Our love for some seemingly ordinary things is about more than materialistic desire.
I’ve lost my blue glass beads and I miss them. The beads were a souvenir of a few days in a lakeside Italian town, but that is not why their loss matters. Each of the translucent blue beads had a whitish swirl which made it look like a tiny planet Earth, and one day when I had a two-year-old on my hip, he touched each bead saying softly to himself, “Earth. Earth. Earth. Earth.” That is why I miss them.
Human attachment to things is criticised as materialistic, a shallow, anxious, or competitive need to surround ourselves with stuff in the face of the void. “It’s only a thing. You can’t take it with you,” the wise say. Of course it is only a thing and we do use things to signal wealth and status: one little painting by Chagall displays how much money we have, how artistic we are, without saying one self-noting word. But there is more to it than that.
There is gratitude in my attachment to some things – boots, walking poles – because they have accompanied me through hardships and are therefore accorded the status of companions. They are not fungible; it takes months to let them go when they are worn out. I don’t feel the same way about my printer, oven or car, even though they help me just as much. It’s personal; perhaps others do love their oven.
It’s even more the case for things that connect us to others: a bowl given by my potter friend, a brooch from my great-grandmother. They contain the memory of the person who gave them and represent our relationship. I once bought my mother a teacup with cornflowers painted on it at Portobello markets and carried it all the way back from London. After she died, another family member took the cup and I was heartbroken – and indignant. It contained my love for her and her love for me.
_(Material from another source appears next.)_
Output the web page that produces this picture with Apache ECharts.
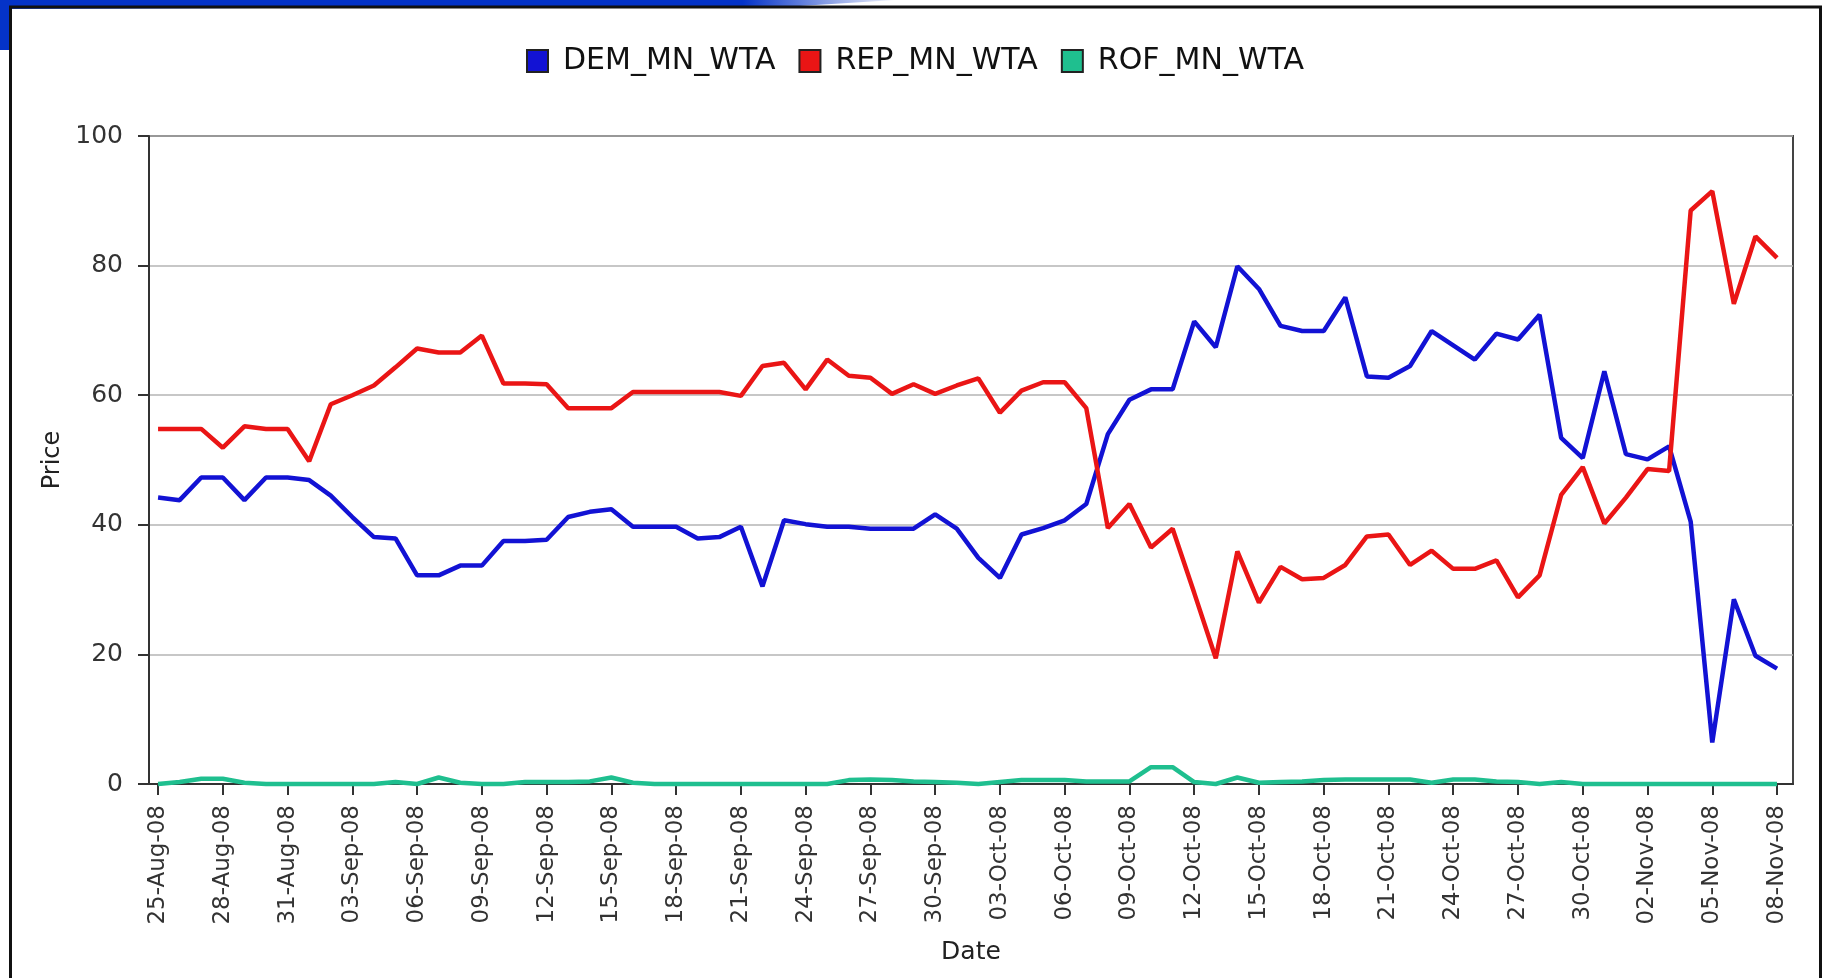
<!DOCTYPE html>
<html>
<head>
<meta charset="utf-8">
<title>MN WTA prices</title>
<script src="https://cdn.jsdelivr.net/npm/echarts@6.0.0/dist/echarts.min.js"></script>
<style>
	html, body { margin: 0; padding: 0; background: #fff; }
	#chart { width: 1825px; height: 978px; }
</style>
</head>
<body>
<div id="chart"></div>
<script>
const dates = [
	'25-Aug-08', '26-Aug-08', '27-Aug-08', '28-Aug-08', '29-Aug-08', '30-Aug-08', '31-Aug-08',
	'01-Sep-08', '02-Sep-08', '03-Sep-08', '04-Sep-08', '05-Sep-08', '06-Sep-08', '07-Sep-08', '08-Sep-08',
	'09-Sep-08', '10-Sep-08', '11-Sep-08', '12-Sep-08', '13-Sep-08', '14-Sep-08', '15-Sep-08', '16-Sep-08',
	'17-Sep-08', '18-Sep-08', '19-Sep-08', '20-Sep-08', '21-Sep-08', '22-Sep-08', '23-Sep-08', '24-Sep-08',
	'25-Sep-08', '26-Sep-08', '27-Sep-08', '28-Sep-08', '29-Sep-08', '30-Sep-08',
	'01-Oct-08', '02-Oct-08', '03-Oct-08', '04-Oct-08', '05-Oct-08', '06-Oct-08', '07-Oct-08', '08-Oct-08',
	'09-Oct-08', '10-Oct-08', '11-Oct-08', '12-Oct-08', '13-Oct-08', '14-Oct-08', '15-Oct-08', '16-Oct-08',
	'17-Oct-08', '18-Oct-08', '19-Oct-08', '20-Oct-08', '21-Oct-08', '22-Oct-08', '23-Oct-08', '24-Oct-08',
	'25-Oct-08', '26-Oct-08', '27-Oct-08', '28-Oct-08', '29-Oct-08', '30-Oct-08', '31-Oct-08',
	'01-Nov-08', '02-Nov-08', '03-Nov-08', '04-Nov-08', '05-Nov-08', '06-Nov-08', '07-Nov-08', '08-Nov-08'
];

// every third day gets a tick and a label
const labelDays = [0, 3, 6, 9, 12, 15, 18, 21, 24, 27, 30, 33, 36, 39, 42, 45, 48, 51, 54, 57, 60, 63, 66, 69, 72, 75];

const seriesNames = ['DEM_MN_WTA', 'REP_MN_WTA', 'ROF_MN_WTA'];
const seriesColors = ['#1212d4', '#ea1515', '#1fbf8f'];

const dem = [
	44.2, 43.8, 47.3, 47.3, 43.8, 47.3, 47.3, 46.9, 44.5, 41.2, 38.1, 37.9, 32.2, 32.2, 33.7, 33.7,
	37.5, 37.5, 37.7, 41.2, 42.0, 42.4, 39.7, 39.7, 39.7, 37.9, 38.1, 39.7, 30.5, 40.7, 40.1, 39.7,
	39.7, 39.4, 39.4, 39.4, 41.6, 39.4, 34.9, 31.8, 38.5, 39.5, 40.7, 43.2, 54.0, 59.3, 60.9, 60.9,
	71.4, 67.4, 79.9, 76.4, 70.7, 69.9, 69.9, 75.1, 62.9, 62.7, 64.5, 69.9, 67.7, 65.5, 69.5, 68.6,
	72.4, 53.4, 50.3, 63.7, 50.9, 50.1, 52.1, 40.5, 6.4, 28.5, 19.8, 17.8
];

const rep = [
	54.8, 54.8, 54.8, 51.9, 55.2, 54.8, 54.8, 49.8, 58.6, 60.0, 61.5, 64.3, 67.2, 66.6, 66.6, 69.2,
	61.8, 61.8, 61.7, 58.0, 58.0, 58.0, 60.5, 60.5, 60.5, 60.5, 60.5, 59.9, 64.5, 65.0, 60.9, 65.5,
	63.0, 62.7, 60.2, 61.7, 60.2, 61.5, 62.6, 57.3, 60.7, 62.0, 62.0, 58.0, 39.5, 43.2, 36.5, 39.4,
	29.5, 19.4, 35.9, 28.0, 33.5, 31.6, 31.8, 33.8, 38.2, 38.5, 33.8, 36.0, 33.2, 33.2, 34.5, 28.8,
	32.2, 44.6, 48.9, 40.2, 44.2, 48.6, 48.3, 88.5, 91.5, 74.1, 84.5, 81.2
];

const rof = [
	0, 0.3, 0.8, 0.8, 0.2, 0, 0, 0, 0, 0, 0, 0.3, 0, 1.0, 0.2, 0,
	0, 0.3, 0.3, 0.3, 0.4, 1.0, 0.2, 0, 0, 0, 0, 0, 0, 0, 0, 0,
	0.6, 0.7, 0.6, 0.4, 0.3, 0.2, 0, 0.3, 0.6, 0.6, 0.6, 0.4, 0.4, 0.4, 2.6, 2.6,
	0.3, 0, 1.0, 0.2, 0.3, 0.4, 0.6, 0.7, 0.7, 0.7, 0.7, 0.2, 0.7, 0.7, 0.4, 0.3,
	0, 0.3, 0, 0, 0, 0, 0, 0, 0, 0, 0, 0
];

const yTicks = [0, 20, 40, 60, 80, 100];

const font = 'DejaVu Sans',
	axisColor = '#333',
	chart = echarts.init(document.getElementById('chart'), null, { renderer: 'canvas' }),
	toPoints = values => values.map((v, i) => [i, v]);

chart.setOption({
	animation: false,
	backgroundColor: '#fff',
	color: seriesColors,
	graphic: [
		{
			type: 'rect',
			shape: { x: 0, y: 0, width: 10, height: 50 },
			style: { fill: '#0433c8' }
		},
		{
			type: 'polygon',
			shape: { points: [[0, 0], [895, 0], [800, 6], [0, 9]] },
			style: {
				fill: new echarts.graphic.LinearGradient(0, 0, 1, 0, [
					{ offset: 0, color: '#0433c8' },
					{ offset: 0.83, color: '#0433c8' },
					{ offset: 1, color: 'rgba(4,51,200,0.05)' }
				])
			}
		},
		{
			type: 'rect',
			z: 10,
			shape: { x: 10.5, y: 7, width: 1810, height: 1000 },
			style: { fill: 'none', stroke: '#111', lineWidth: 3 }
		}
	],
	legend: {
		left: 521,
		top: 41,
		itemWidth: 21,
		itemHeight: 22,
		itemGap: 23,
		icon: 'rect',
		itemStyle: { borderColor: '#222', borderWidth: 2 },
		textStyle: { fontFamily: font, fontSize: 30, color: '#111', padding: [0, 0, 0, 10] },
		data: seriesNames
	},
	grid: {
		left: 149,
		right: 32,
		top: 136,
		bottom: 194,
		show: true,
		borderColor: '#444',
		borderWidth: 2,
		backgroundColor: '#fff'
	},
	xAxis: {
		type: 'value',
		min: -0.42,
		max: 75.74,
		name: 'Date',
		nameLocation: 'middle',
		nameGap: 156,
		nameTextStyle: { fontFamily: font, fontSize: 25, color: '#222' },
		splitLine: { show: false },
		axisLine: { onZero: false, lineStyle: { color: axisColor, width: 2 } },
		axisTick: {
			customValues: labelDays,
			length: 11,
			lineStyle: { color: axisColor, width: 2 }
		},
		axisLabel: {
			customValues: labelDays,
			rotate: 90,
			margin: 21,
			fontFamily: font,
			fontSize: 23,
			color: '#333',
			formatter: v => dates[Math.round(v)]
		}
	},
	yAxis: {
		type: 'value',
		min: yTicks[0],
		max: yTicks[yTicks.length - 1],
		interval: 20,
		name: 'Price',
		nameLocation: 'middle',
		nameRotate: 90,
		nameGap: 83,
		nameTextStyle: { fontFamily: font, fontSize: 24, color: '#222' },
		axisLine: { show: true, onZero: false, lineStyle: { color: axisColor, width: 2 } },
		axisTick: { show: true, length: 11, lineStyle: { color: axisColor, width: 2 } },
		axisLabel: { margin: 26, fontFamily: font, fontSize: 25, color: '#333' },
		splitLine: { lineStyle: { color: '#b4b4b4', width: 1.5 } }
	},
	series: [dem, rep, rof].map((values, k) => ({
		name: seriesNames[k],
		type: 'line',
		data: toPoints(values),
		showSymbol: false,
		clip: k !== 2,
		lineStyle: { width: 4.5, color: seriesColors[k] },
		itemStyle: { color: seriesColors[k] },
		z: 3 + k
	}))
});
</script>
</body>
</html>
The love of beautiful things is deep and ancient and it is hard to argue with Keats that “a thing of beauty is a joy forever”. Still, I suspect I value the ordinary love for my walking boots and my lost blue beads over the exquisite love for purely exquisite things. No, I can’t take them with me, and yes, the blue beads are only a thing, cheap and hardly beautiful, but neither can I take any of this loved world, that loved child with me. All of it, every single thing, will have to be let go.